Directive
Find every line of the listing below where "page" appears, and copy it.

Material provided
========================

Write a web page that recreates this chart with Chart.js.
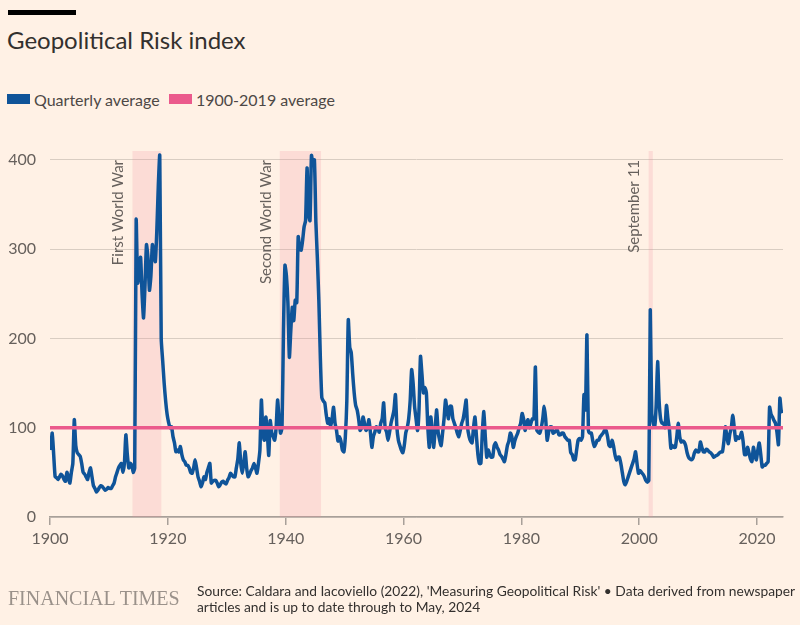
<!DOCTYPE html>
<html>
<head>
<meta charset="utf-8">
<script src="https://cdn.jsdelivr.net/npm/chart.js@4"></script>
<style>
  body { margin: 0; background: #fff1e5; }
  #page { position: relative; width: 800px; height: 625px; overflow: hidden; background: #fff1e5; font-family: Lato, sans-serif; color: #33302e; }
  #bar { position: absolute; left: 8px; top: 10px; width: 68px; height: 5px; background: #000; }
  #title { position: absolute; left: 7px; top: 28px; font-size: 24px; line-height: 24px; white-space: nowrap; }
  .swatch { position: absolute; top: 94px; width: 23px; height: 10px; }
  .legtext { position: absolute; top: 92px; font-size: 16px; line-height: 16px; white-space: nowrap; color: #4d4845; }
  #ft { position: absolute; left: 8px; top: 588px; font-family: "Liberation Serif", serif; font-size: 20px; line-height: 20px; color: #9a918a; white-space: nowrap; }
  #source { position: absolute; left: 197px; top: 583px; font-size: 13.8px; line-height: 16px; white-space: nowrap; color: #33302e; }
  canvas { position: absolute; left: 0; top: 0; }
</style>
</head>
<body>
<div id="page">
  <div id="bar"></div>
  <div id="title">Geopolitical Risk index</div>
  <div class="swatch" style="left:7px;background:#0f5499"></div>
  <div class="legtext" style="left:34px">Quarterly average</div>
  <div class="swatch" style="left:169px;background:#eb5a8c"></div>
  <div class="legtext" style="left:196px">1900-2019 average</div>
  <canvas id="chart" width="800" height="625"></canvas>
  <div id="ft">FINANCIAL TIMES</div>
  <div id="source">Source: Caldara and Iacoviello (2022), 'Measuring Geopolitical Risk' • Data derived from newspaper<br>articles and is up to date through to May, 2024</div>
</div>
<script>
// Geopolitical risk index, quarterly averages, one row per year (Q1..Q4)
const gpr1900s = [75,94,70,45, 44,42,45,48, 46,42,40,50, 44,38,50,60, 109,80,72,70, 68,60,50,48, 45,42,50,55, 45,35,32,28, 30,33,35,34, 32,30,31,33];
const gpr1910s = [32,32,35,38, 45,50,55,58, 60,50,60,92, 70,55,60,58, 50,55,333,262, 270,291,250,223, 260,305,290,254, 270,305,295,286, 320,370,405,200, 175,150,130,115];
const gpr1920s = [106,100,101,90, 83,73,75,73, 79,70,64,62, 58,58,55,50, 49,55,64,55, 45,40,34,38, 45,42,50,55, 60,38,40,41, 41,38,34,36, 39,40,38,37];
const gpr1930s = [41,44,49,47, 45,45,55,65, 83,60,49,60, 73,55,45,48, 52,55,60,55, 49,60,75,131, 95,86,112,95, 69,108,95,90, 86,100,131,110, 94,100,210,282];
const gpr1940s = [270,240,179,210, 235,220,243,240, 314,300,299,310, 325,332,391,340, 332,405,395,400, 330,290,243,180, 134,130,128,115, 105,110,101,110, 123,105,97,85, 90,85,75,73];
const gpr1950s = [90,130,221,190, 184,160,139,125, 120,110,97,100, 112,105,97,100, 109,95,78,90, 95,101,100,95, 105,110,128,100, 95,86,95,105, 112,120,137,100, 86,80,75,72];
const gpr1960s = [80,94,100,110, 130,165,150,124, 110,97,120,180, 160,139,145,139, 100,78,112,95, 78,100,120,95, 86,80,94,110, 131,120,110,124, 124,110,105,100, 94,90,97,105];
const gpr1970s = [110,120,131,100, 90,85,83,100, 112,90,70,60, 60,95,118,90, 67,75,70,67, 67,80,83,78, 75,70,68,65, 62,70,80,85, 94,90,78,85, 90,94,100,105];
const gpr1980s = [116,110,97,105, 109,100,105,110, 110,168,97,95, 94,100,110,124, 110,86,95,101, 101,94,95,97, 97,92,92,94, 94,90,88,86, 86,72,70,64, 64,75,86,88];
const gpr1990s = [86,90,137,120, 204,97,94,94, 85,79,82,86, 86,90,92,94, 97,97,90,80, 79,86,80,70, 64,67,67,60, 50,40,36,40, 45,50,55,60, 65,73,60,49];
const gpr2000s = [52,50,48,45, 41,39,41,232, 116,105,101,125, 174,130,110,105, 105,100,125,110, 98,77,80,78, 78,90,105,90, 84,85,84,80, 72,67,65,64, 66,72,75,73];
const gpr2010s = [73,84,78,73, 73,76,75,73, 72,70,67,68, 69,70,72,73, 73,85,101,90, 82,93,100,114, 100,86,90,88, 90,95,85,70, 70,78,72,65, 62,78,70,64];
const gpr2020s = [75,83,70,56, 58,58,60,62, 123,115,112,108, 105,95,81,133, 118,120];

const firstYear = 1900;
const lastYear = 2024.4;

// long-run average (by construction = 100)
const avgYears = [1900, 2024.4];
const avgValues = [100, 100];

// shaded events
const eventNames = ['First World War', 'Second World War', 'September 11'];
const eventStart = [1914, 1939, 2001.6];
const eventEnd = [1918.9, 1946, 2002.3];

const xTicks = [1900, 1920, 1940, 1960, 1980, 2000, 2020];
const yTicks = [0, 100, 200, 300, 400];

const quarterly = [].concat(gpr1900s, gpr1910s, gpr1920s, gpr1930s, gpr1940s, gpr1950s,
  gpr1960s, gpr1970s, gpr1980s, gpr1990s, gpr2000s, gpr2010s, gpr2020s);
const quarterlyPoints = quarterly.map((v, i) => ({ x: firstYear + i / 4 + 0.125, y: v }));

// pink bands + rotated labels
const eventBands = {
  id: 'eventBands',
  beforeDatasetsDraw(chart) {
    const { ctx, chartArea, scales } = chart;
    ctx.save();
    ctx.fillStyle = 'rgba(242,141,154,0.2)';
    for (let i = 0; i < eventNames.length; i++) {
      const x0 = scales.x.getPixelForValue(eventStart[i]);
      const x1 = scales.x.getPixelForValue(eventEnd[i]);
      ctx.fillRect(x0, chartArea.top, x1 - x0, chartArea.bottom - chartArea.top);
    }
    ctx.fillStyle = '#66605c';
    ctx.font = '15px Lato, sans-serif';
    ctx.textAlign = 'right';
    ctx.textBaseline = 'middle';
    for (let i = 0; i < eventNames.length; i++) {
      const x0 = scales.x.getPixelForValue(eventStart[i]);
      ctx.save();
      ctx.translate(x0 - 14, scales.y.getPixelForValue(400));
      ctx.rotate(-Math.PI / 2);
      ctx.fillText(eventNames[i], 0, 0);
      ctx.restore();
    }
    ctx.restore();
  }
};

const chartCtx = document.getElementById('chart').getContext('2d');
const gprChart = new Chart(chartCtx, {
  type: 'line',
  data: {
    datasets: [
      {
        label: '1900-2019 average',
        data: avgYears.map((x, i) => ({ x: x, y: avgValues[i] })),
        borderColor: '#eb5a8c',
        borderWidth: 3.5,
        pointRadius: 0
      },
      {
        label: 'Quarterly average',
        data: quarterlyPoints,
        borderColor: '#0f5499',
        borderWidth: 3.5,
        borderJoinStyle: 'round',
        pointRadius: 0,
        tension: 0.2
      }
    ]
  },
  options: {
    responsive: false,
    animation: false,
    layout: { padding: { top: 151, right: 17, left: 0, bottom: 0 } },
    plugins: {
      legend: { display: false },
      tooltip: { enabled: false }
    },
    scales: {
      x: {
        type: 'linear',
        min: firstYear,
        max: lastYear,
        afterFit: s => { s.height = 108; },
        afterBuildTicks: s => { s.ticks = xTicks.map(v => ({ value: v })); },
        grid: { drawOnChartArea: false, drawTicks: true, tickLength: 8, tickColor: '#a8a099', lineWidth: 1.5 },
        border: { color: '#a8a099', width: 1.5 },
        ticks: {
          padding: 4,
          color: '#66605c',
          font: { family: 'Lato', size: 16 },
          maxRotation: 0,
          callback: v => String(v)
        }
      },
      y: {
        min: 0,
        max: 410,
        afterFit: s => { s.width = 50; },
        afterBuildTicks: s => { s.ticks = yTicks.map(v => ({ value: v })); },
        grid: { color: '#d9cdc2', lineWidth: 1, drawTicks: false },
        border: { display: false },
        ticks: {
          padding: 14,
          color: '#66605c',
          font: { family: 'Lato', size: 16 },
          callback: v => String(v)
        }
      }
    }
  },
  plugins: [eventBands]
});
</script>
</body>
</html>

========================

Solution for this exercise
Write a web page that recreates this chart with Chart.js.
  #page { position: relative; width: 800px; height: 625px; overflow: hidden; background: #fff1e5; font-family: Lato, sans-serif; color: #33302e; }
<div id="page">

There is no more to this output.